John Scott Jr.

Syracuse Orange Football
- Title: Co-defensive coordinator

Personal information
- Born: December 15, 1975 (age 50) Omaha, Nebraska, U.S.

Career information
- High school: Greer (Greer, South Carolina)
- College: Western Carolina (1995–1998)

Career history

Playing
- Greensboro Prowlers (2000–2001); Montreal Alouettes (2003);

Coaching
- Lexington (NC) West Davidson HS (2001) Defensive line coach; Louisiana–Lafayette (2002–2004) Graduate assistant; Norfolk State (2005) Defensive line coach; Western Carolina (2006–2007) Defensive end coach/Outside linebacker coach; Western Carolina (2008) Defensive line coach; Missouri State (2009) Defensive end coach; Georgia Southern (2010–2012) Special teams coordinator/Defensive line coach; Texas Tech (2013–2014) Defensive line coach; New York Jets (2015) Quality control coach; New York Jets (2016) Assistant Defensive line coach; Arkansas (2017–2018) Defensive line coach; South Carolina (2019) Defensive line coach; Penn State (2020–2021) Defensive line coach; Penn State (2022) Running game coordinator/Defensive line coach; Detroit Lions (2023) Defensive line coach; Syracuse Orange (2026–) Assistant Head Coach/co-Defensive Coordinator/Defensive line coach;

= John Scott Jr. =

American football player and coach (born 1975)

John Scott Jr. (born December 15, 1975) is an American football coach and former player. He is the defensive line coach and Assistant Head coach for the Syracuse Orange. Scott played professionally for the Greensboro Prowlers of the AF2 and the Montreal Alouettes of the CFL before entering the collegiate coaching ranks.

==Playing career==
===High school===
Scott played for Greer High School in Greer, South Carolina. He graduated in 1995 after playing on the 1994 state championship team.

===College===
Scott lettered at Western Carolina at the defensive end position for four years from 1995 to 1998. In 1997, Scott led all defensive linemen in tackles, and was a second team All-Southern Conference selection. Scott graduated with a Bachelor's degree in communications in 2000.

===Professional===
Following his graduation from Western Carolina, Scott played three years of professional football. From 2000 to 2001, Scott played for the Greensboro Prowlers of the Af2 league and was named the team's defensive player of the year in 2000. In 2003, Scott participated in preseason camp for the Canadian Football League's Montreal Alouettes.

==Coaching career==
Scott entered the coaching ranks in 2001 as a defensive line coach at West Davidson High School in Tyro, North Carolina. Following that, Scott accepted a graduate assistant position at Louisiana–Lafayette while earning a master's degree from 2002 to 2004. Subsequently, Scott spent one year as the defensive line coach for Norfolk State before returning to his alma mater Western Carolina to coach defensive ends and outside linebackers. He spent three seasons at Western Carolina before spending the 2009 season as the defensive ends coach for Missouri State.

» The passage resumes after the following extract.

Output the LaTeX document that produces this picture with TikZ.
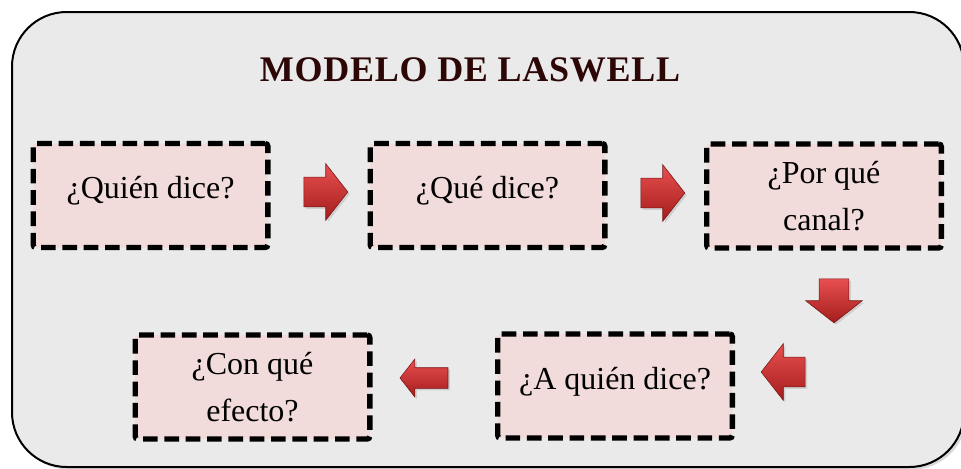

After his stint at Missouri State, Scott accepted a position as the special teams and defensive line coach for Georgia Southern for three seasons. During his time with the Eagles, Scott mentored Brent Russell, who was an All-American all three seasons under him and finished as the program's all-time sack leader. Scott also influenced All-American Roderick Tinsley an All-Southern Conference selection John Douglas during his three seasons in Statesboro.

In January 2013, Scott was hired as the defensive line coach for Texas Tech under head coach Kliff Kingsbury. During his two seasons with the Red Raiders, Scott mentored All-Big 12, Kerry Hyder and Branden Jackson.

===New York Jets===
Scott was hired by the New York Jets, under head coach Todd Bowles, as a defensive quality control coach on February 11, 2015. He was promoted to assistant defensive line coach on February 9, 2016.

===Arkansas Razorbacks===
Scott was hired by the Arkansas Razorbacks and head coach Bret Bielema as the new defensive line coach on February 7, 2017, replacing Rory Segrest. He remained on staff in 2018.

===South Carolina Gamecocks===
On January 22, 2019, it was announced by head coach Will Muschamp that Scott was hired as the new defensive line coach at the University of South Carolina. Under Scott Jr.'s guidance, Javon Kinlaw was named first-team All-SEC by the coaches.

===Penn State Nittany Lions===
On February 8, 2020, Scott was announced as the defensive line coach for the Penn State Nittany Lions and head coach James Franklin.

===Detroit Lions===
The Detroit Lions hired Scott as their defensive line coach on February 27, 2023.

===Syracuse Orange===
The Syracuse Orange hired Scott as their assistant head coach, co-defensive coordinator, and defensive line coach on December 23, 2025.